Met betrekking tot het peilmoment wordt het volgende overwogen. Uit de vaste rechtspraak van de Hoge Raad volgt dat de eigenaar van een zaak – in dit geval de woning van [eiseres] – die wordt beschadigd door die beschadiging al vóór en onafhankelijk van herstel daarvan in zijn vermogen een nadeel gelijk aan de waardevermindering die het desbetreffende vermogensbestanddeel heeft ondergaan. Als het een zaak betreft waarvan herstel mogelijk en verantwoord is, zal deze waardevermindering in het algemeen gelijk zijn aan de – naar objectieve maatstaven berekende – kosten die met het herstel zullen zijn gemoeid. Het beoordelingstijdstip voor de begroting van de schade is steeds het moment van de beschadiging.
2.15.
Aangezien de uitbouw bij de buren van [eiseres] is gebouwd in de periode oktober 2018 tot februari 2019, gaat de rechtbank bij de begroting van de schade uit van het prijspeil 2019. Dat leidt ertoe dat de door [gedaagde] te vergoeden schade als volgt wordt berekend:
prijspeil jan 2023:
categorie 1: € 10.000
categorie 3: € 2.000
categorie 4: € 2.000
categorie 6: € 2.000
post-8:
€ 4.000 +
totaal: € 20.000 x 60% = € 12.000 (prijspeil 2019).

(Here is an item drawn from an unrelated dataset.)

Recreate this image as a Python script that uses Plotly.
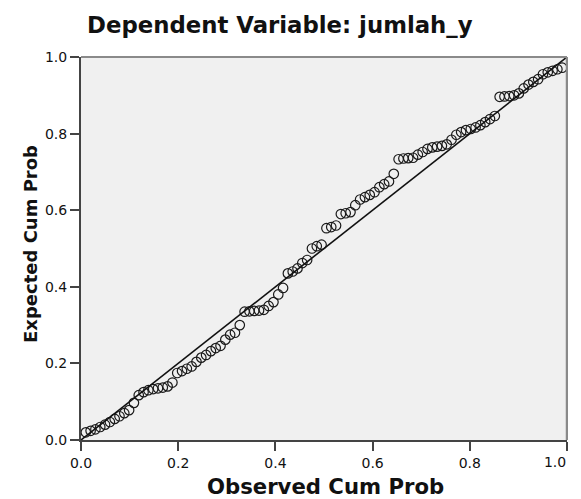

Tot dit bedrag van € 12.000 zal de vordering van [eiseres] worden toegewezen, te vermeerderen met de daarover gevorderde wettelijke rente vanaf 28 februari 2019.
Kosten rapporten van SBRA
2.16.
Met betrekking tot de door [gedaagde] gevorderde vergoeding van de rapportages van SBRA (€ 4.954,96) wordt het volgende overwogen. Vast staat dat [gedaagde] schadeplichtig is. De rechtbank acht het redelijk dat [eiseres] een deskundige heeft ingeschakeld ter vaststelling van de schade en aansprakelijkheid als bedoeld in artikel 6:96 lid 2 aanhef en onder b BW. Hierbij is niet beslissend dat de rechtbank de bevindingen van SBRA niet (geheel) heeft gevolgd. Niet gebleken is dat de kosten van het door SBRA uitgevoerde onderzoek niet redelijk zijn. Dit leidt ertoe dat de vordering voor toewijzing in aanmerking komt.
Kosten [Naam]
2.17.
Naar aanleiding van rechtsoverweging 2.3. van het tussenvonnis van 16 november 2022 en de uitkomst van deze procedure is de rechtbank van oordeel dat [gedaagde] de kosten van het rapport van [Naam] moet dragen. Deze kosten zullen worden betrokken bij de beslissing over de proceskosten. De rechtbank verzoekt [eiseres] bij akte de factuur en een betalingsbewijs over te leggen, nu deze gegevens zich niet in het dossier bevinden. Hierop kan [gedaagde] bij antwoordakte reageren.
2.18.
De rechtbank houdt iedere verdere beslissing aan.

3.De beslissing

De rechtbank
3.1.
bepaalt dat de zaak weer op de rol zal komen van 13 september 2023 voor het nemen van een akte door [eiseres] als bedoeld in rechtsoverweging 2.16, waarna [gedaagde] twee weken daarna een antwoordakte zal kunnen nemen;
3.2.
houdt iedere verdere beslissing aan.
Dit vonnis is gewezen door mr. J.L.M. Luiten en in het openbaar uitgesproken op 30 augustus 2023.